Yumuşak g bazı sözcüklerde dönüşüme uğramıştır. Prof. Dr. Muharrem Ergin Türk Dil Bilgisi (2009) kitabında, sözcüklerdeki yumuşak g’nin “v” şeklini almasının bazı araştırmacılar tarafından iki şekilde açıklandığını belirtir: “Birincisi “öğmek>övmek, döğmek>dövmek, güğercin>güvercin, güyegü>güveyi’ sözcüklerinde görülen g, ğ(y)>v değişimidir. İkincisi ise birincide olduğu gibi yuvarlaklaşmanın etkisiyle ‘koğmak>kovmak, oğmak>ovmak, kılağuz>kılavuz’ sözcüklerinde de görülen ğ>v değişimidir.”
Dilimizde yumuşak g söylenmez; çünkü ses estetiği bakımından kulağa hoş gelmeyen, geriden, gırtlağı zorlayarak çıkan bir sestir. Bunun dışında konuşmanın akışı içinde ğ’yi söylemeye kalkarsak bu akışı durdurmuş oluruz. Bunu söylemek yerine ya önceki ünlüyü uzatır ya ünlüler arasında kaynaştırır ya da kimi ünlüler arasında “y”ye dönüştürürüz. Çoğumuz bir metni sesli okurken belki ğ’yi söyleriz ama konuşurken söylemeyiz, daha doğrusu söyleyemeyiz.
Şair Metin Eloğlu’nun bu “sessiz sedasız” harfe adadığı kitabı meşhurdur. Şair dostları başta olmak üzere, çevresindeki isimlere ithaf ettiği şiirlerine yer verdiği Yumuşak G, alfabedeki tüm harfleri içerir.

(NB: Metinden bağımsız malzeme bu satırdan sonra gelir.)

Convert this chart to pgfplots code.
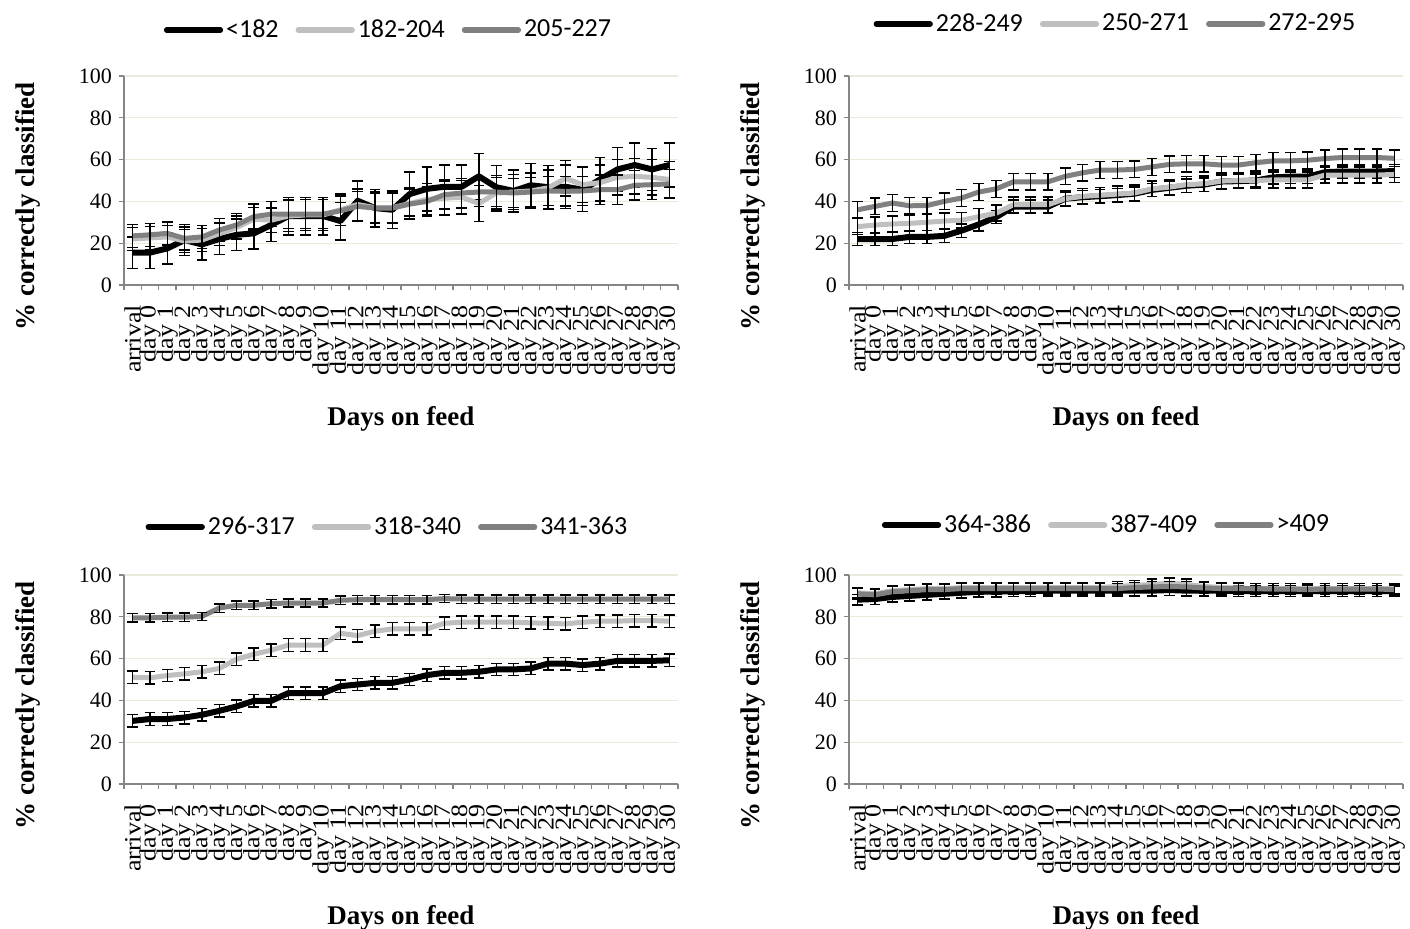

Oğuz Atay da Tutunamayanlar’da “ğ”ye göndermeler yapar: “…İyi bir eğitim görseydi, başka bir insan olabilirdi belki. Noktalamaya dikkat ediyor. Biraz fazla virgül kullanıyor yalnız; benim gibi. Bazı kelimelerde imla yanlışları yapmış: ‘bazı’ yerine ‘bağzı’ yazmış. Birçok insan uzatmayı ‘yumuşak ge’ ile yapar…” Kullanıcıları sözcüğün doğru yazımının “bazı” olduğunu bilseler de Gezi hadiseleri döneminde üretilen unutulmaz duvar yazılarından biri, Oğuz Atay’a saygı duruşudur sanki: “Kahrolsun ba(ğ)zı şeyler!”